IDXChannel – Koreksi yang kembali menekan Indeks Harga Saham Gabungan (IHSG) pada awal Juli membuka ruang bagi investor untuk memilih strategi yang sesuai dengan profil dan jangka waktu investasinya.
Analis menilai, saham-saham perbankan tetap menarik untuk jangka panjang, sementara saham energi dan petrokimia milik konglomerat dinilai lebih cocok untuk pelaku pasar jangka pendek.
“Jika seorang investor yang memiliki holding period di atas 1 tahun, maka ini adalah momen yang tepat untuk membeli saham-saham perbankan,” ujar pengamat pasar modal Michael Yeoh, Rabu (2/7/2025).
Ia menilai, pada level harga saat ini, saham bank-bank besar menawarkan potensi dividen yang menarik untuk tahun depan.

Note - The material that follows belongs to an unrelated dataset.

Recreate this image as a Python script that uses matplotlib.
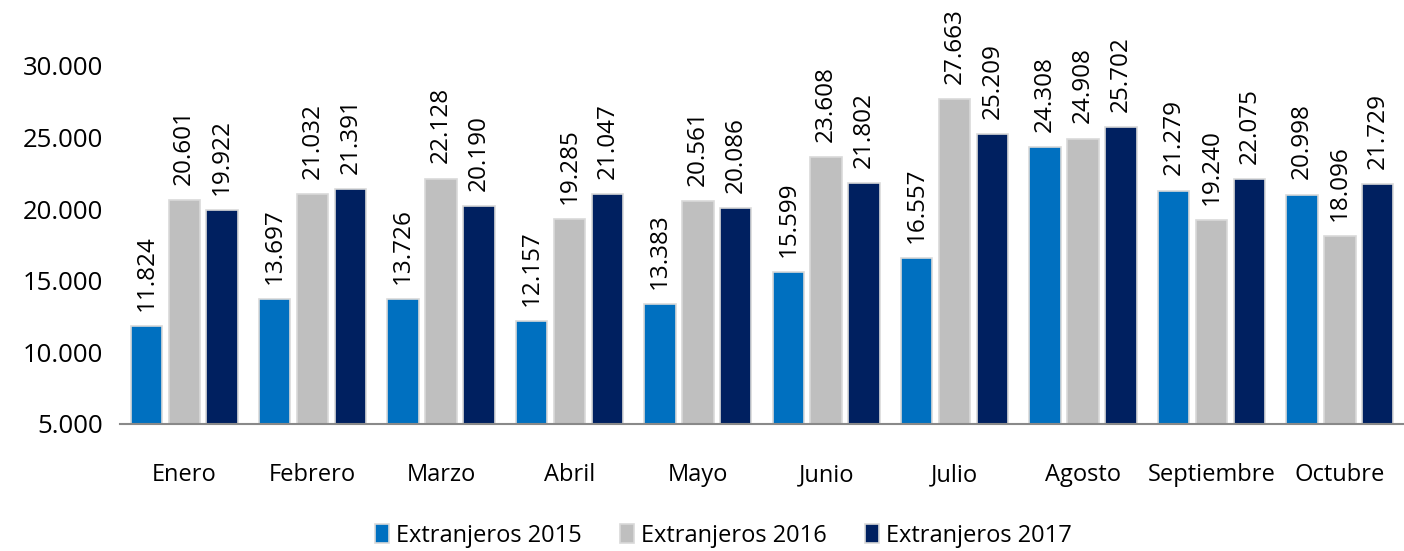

“Di level sekarang, potensi dividen yang akan dibagikan tahun depan di area sekarang cukup besar,” imbuhnya.
Akan tetapi, pendekatan berbeda disarankan bagi pelaku pasar jangka pendek atau alpha seeker, yang biasanya mengincar kinerja di atas pasar dan lebih responsif terhadap sentimen.
“Namun, bagi alpha seeker, saham perbankan justru saham yang paling dihindari saat ini karena tekanan outflow dari asing,” kata Michael.
Sebagai alternatif, ia menyarankan saham-saham sektor energi dan petrokimia yang menunjukkan ketahanan saat pasar terkoreksi.
“Saham-saham seperti PGEO, BRPT, TPIA yang tertahan pada saat market koreksi seperti ini bisa menjadi pilihan bagi pelaku market jangka pendek,” tuturnya.
Di sisi lain, IHSG mengawali Juli dengan tekanan lanjutan, sejalan dengan tren pelemahan yang sudah terjadi sejak bulan lalu.
Hingga penutupan sesi I perdagangan Rabu (2/7), IHSG turun 0,91 persen ke level 6.852,71, dengan nilai transaksi Rp5,87 triliun. Sebanyak 391 saham melemah, hanya 208 yang menguat, dan 361 sisanya stagnan.
Dengan ini, indeks acuan tersebut sudah tergerus 3,01 persen dalam sebulan belakangan.
Michael menyoroti, tekanan IHSG tak bisa dilepaskan dari pelemahan bursa regional. Namun, ia mencatat bahwa di Indonesia, penurunan lebih tajam karena bertepatan dengan laporan keuangan sektor perbankan yang mengecewakan.
“IHSG mengalami kontraksi yang paling berat karena bertepatan dengan laporan keuangan perbankan yang mengalami pelemahan, terutama dari BBRI, BMRI, dan BBNI,” jelasnya.
Secara rinci, BBRI tercatat turun 15 persen yoy, BBNI melemah 1 persen yoy, dan BMRI hanya naik tipis 0,5 persen yoy. Sementara itu, hanya BBCA yang masih mencatatkan pertumbuhan laba.
Selain faktor kinerja emiten, likuiditas pasar juga tertekan akibat derasnya aksi korporasi. Ada enam IPO yang masuk pasar, termasuk emiten jumbo CDIA milik Prajogo Pangestu yang tengah melakukan penggalangan dana sebesar Rp2,3 triliun.
Michael juga melihat tekanan teknikal belum selesai. Ia menyebut IHSG membentuk pola bearish double top dengan potensi koreksi ke gap di level 6.538, seiring tekanan jual asing yang belum mereda. (Aldo Fernando)
Disclaimer: Keputusan pembelian/penjualan saham sepenuhnya ada di tangan investor.